Your goal ▸ Using the listing below, extract each line that has the word "this" in it.

Records for processing ▸
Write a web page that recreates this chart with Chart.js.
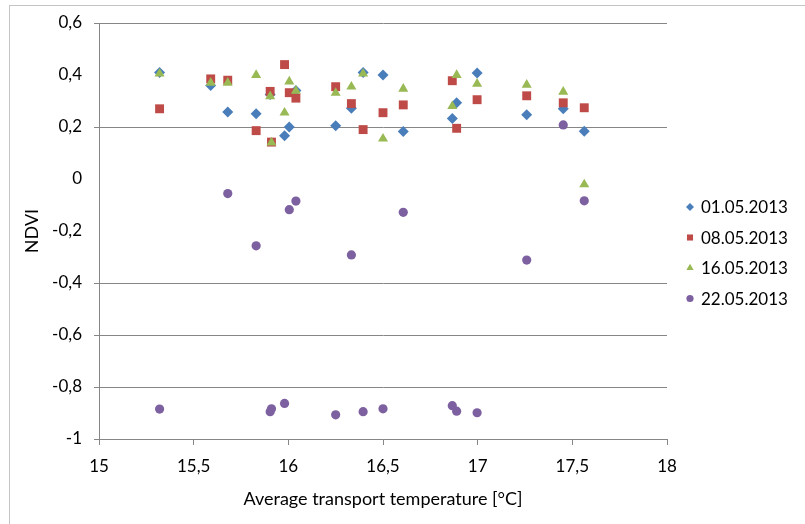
<!DOCTYPE html>
<html>
<head>
<meta charset="utf-8">
<script src="https://cdn.jsdelivr.net/npm/chart.js@4.4.1/dist/chart.umd.min.js"></script>
<style>
  html, body { margin: 0; padding: 0; background: #fff; }
  #wrap { width: 805px; height: 524px; }
</style>
</head>
<body>
<div id="wrap"><canvas id="c" width="805" height="524"></canvas></div>
<script>
// ---- data ----
const seriesNames = ['01.05.2013', '08.05.2013', '16.05.2013', '22.05.2013'];
const temperatures = [15.32, 15.59, 15.68, 15.83, 15.904, 15.911, 15.98, 16.005, 16.04, 16.25,
                      16.333, 16.395, 16.5, 16.607, 16.866, 16.889, 16.997, 17.259, 17.452, 17.563];
const ndvi0105 = [0.41, 0.36, 0.258, 0.251, 0.325, null, 0.166, 0.20, 0.34, 0.205,
                  0.272, 0.41, 0.40, 0.183, 0.233, 0.293, 0.408, 0.247, 0.27, 0.184];
const ndvi0805 = [0.27, 0.385, 0.38, 0.186, 0.337, 0.142, 0.44, 0.332, 0.311, 0.355,
                  0.29, 0.19, 0.255, 0.285, 0.378, 0.195, 0.305, 0.32, 0.293, 0.274];
const ndvi1605 = [0.405, 0.37, 0.37, 0.40, 0.318, 0.14, 0.255, 0.375, 0.339, 0.331,
                  0.355, 0.405, 0.155, 0.347, 0.28, 0.40, 0.366, 0.362, 0.335, -0.021];
const ndvi2205 = [-0.885, null, -0.056, -0.257, -0.895, -0.884, -0.863, -0.118, -0.085, -0.907,
                  -0.292, -0.895, -0.884, -0.128, -0.872, -0.893, -0.899, -0.312, 0.208, -0.084];
const xTickLabels = ['15', '15,5', '16', '16,5', '17', '17,5', '18'];
const yTickLabels = ['-1', '-0,8', '-0,6', '-0,4', '-0,2', '0', '0,2', '0,4', '0,6'];
const yGridHidden = [0.4, 0, -0.2]; // gridlines not visible in the reference

// ---- styling ----
const FONT = 'Lato, "Open Sans", sans-serif';
const colors = ['#4A7EBB', '#BE4B48', '#98B954', '#7D60A0'];
const pointStyles = ['rectRot', 'rect', 'triangle', 'circle'];
const pointRadii = [5.5, 6.3, 5.8, 4.6];
const legendRadii = [4, 4.3, 4.2, 3.6];
const axisGray = '#868686';

function toPoints(ys) {
  const out = [];
  ys.forEach((y, i) => { if (y !== null) out.push({ x: temperatures[i], y: y }); });
  return out;
}
const allSeries = [ndvi0105, ndvi0805, ndvi1605, ndvi2205];
const datasets = allSeries.map((ys, i) => ({
  label: seriesNames[i],
  data: toPoints(ys),
  pointStyle: pointStyles[i],
  pointRadius: pointRadii[i],
  pointHoverRadius: pointRadii[i],
  backgroundColor: colors[i],
  borderColor: colors[i],
  borderWidth: 0,
  showLine: false,
  order: 4 - i
}));

const frame = {
  id: 'frame',
  beforeDraw(chart) {
    const ctx = chart.ctx;
    ctx.save();
    ctx.fillStyle = '#fff';
    ctx.fillRect(0, 0, chart.width, chart.height);
    ctx.strokeStyle = '#c4c4c4';
    ctx.lineWidth = 1;
    ctx.strokeRect(9.5, 5.5, 1000, 1000);
    ctx.restore();
  }
};

const customLegend = {
  id: 'customLegend',
  afterDraw(chart) {
    const ctx = chart.ctx;
    ctx.save();
    ctx.font = '17px ' + FONT;
    ctx.textBaseline = 'middle';
    ctx.textAlign = 'left';
    seriesNames.forEach((name, i) => {
      const y = 207 + i * 30.5;
      ctx.fillStyle = colors[i];
      ctx.strokeStyle = colors[i];
      Chart.helpers.drawPoint(ctx, { pointStyle: pointStyles[i], radius: legendRadii[i], rotation: 0, borderWidth: 0 }, 690, y);
      ctx.fillStyle = '#000';
      ctx.fillText(name, 701, y + 1);
    });
    ctx.restore();
  }
};

new Chart(document.getElementById('c'), {
  type: 'scatter',
  data: { datasets: datasets },
  plugins: [frame, customLegend],
  options: {
    responsive: false,
    animation: false,
    events: [],
    layout: { padding: { top: 23, right: 138, left: 0, bottom: 0 } },
    plugins: { legend: { display: false }, tooltip: { enabled: false } },
    scales: {
      x: {
        type: 'linear',
        min: 15, max: 18,
        afterFit(scale) { scale.height = 85; },
        ticks: {
          stepSize: 0.5,
          color: '#000',
          font: { family: FONT, size: 17 },
          padding: 11,
          maxRotation: 0,
          callback: (v, i) => xTickLabels[i]
        },
        grid: { drawOnChartArea: false, drawTicks: true, tickLength: 6, color: axisGray },
        border: { display: true, color: axisGray },
        title: {
          display: true,
          text: 'Average transport temperature [°C]',
          color: '#000',
          font: { family: FONT, size: 18 },
          padding: { top: 0, bottom: 14 }
        }
      },
      y: {
        type: 'linear',
        min: -1, max: 0.6,
        afterFit(scale) { scale.width = 99; },
        ticks: {
          stepSize: 0.2,
          color: '#000',
          font: { family: FONT, size: 17 },
          padding: 12,
          callback: (v, i) => yTickLabels[i]
        },
        grid: {
          tickLength: 5,
          color: (c) => {
            const v = c.tick ? c.tick.value : null;
            if (v !== null && yGridHidden.some(h => Math.abs(h - v) < 1e-6)) return 'rgba(0,0,0,0)';
            return axisGray;
          }
        },
        border: { display: true, color: axisGray },
        title: {
          display: true,
          text: 'NDVI',
          color: '#000',
          font: { family: FONT, size: 18 },
          padding: { top: 21, bottom: 0 }
        }
      }
    }
  }
});
</script>
</body>
</html>
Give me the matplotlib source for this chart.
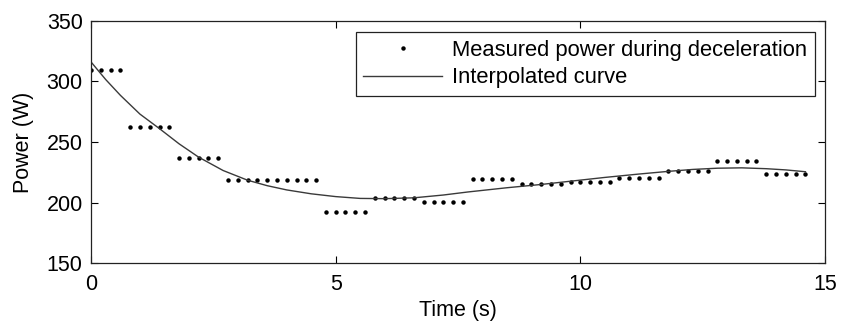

Task solution ▸
Write a web page that recreates this chart with Chart.js.
Give me the matplotlib source for this chart.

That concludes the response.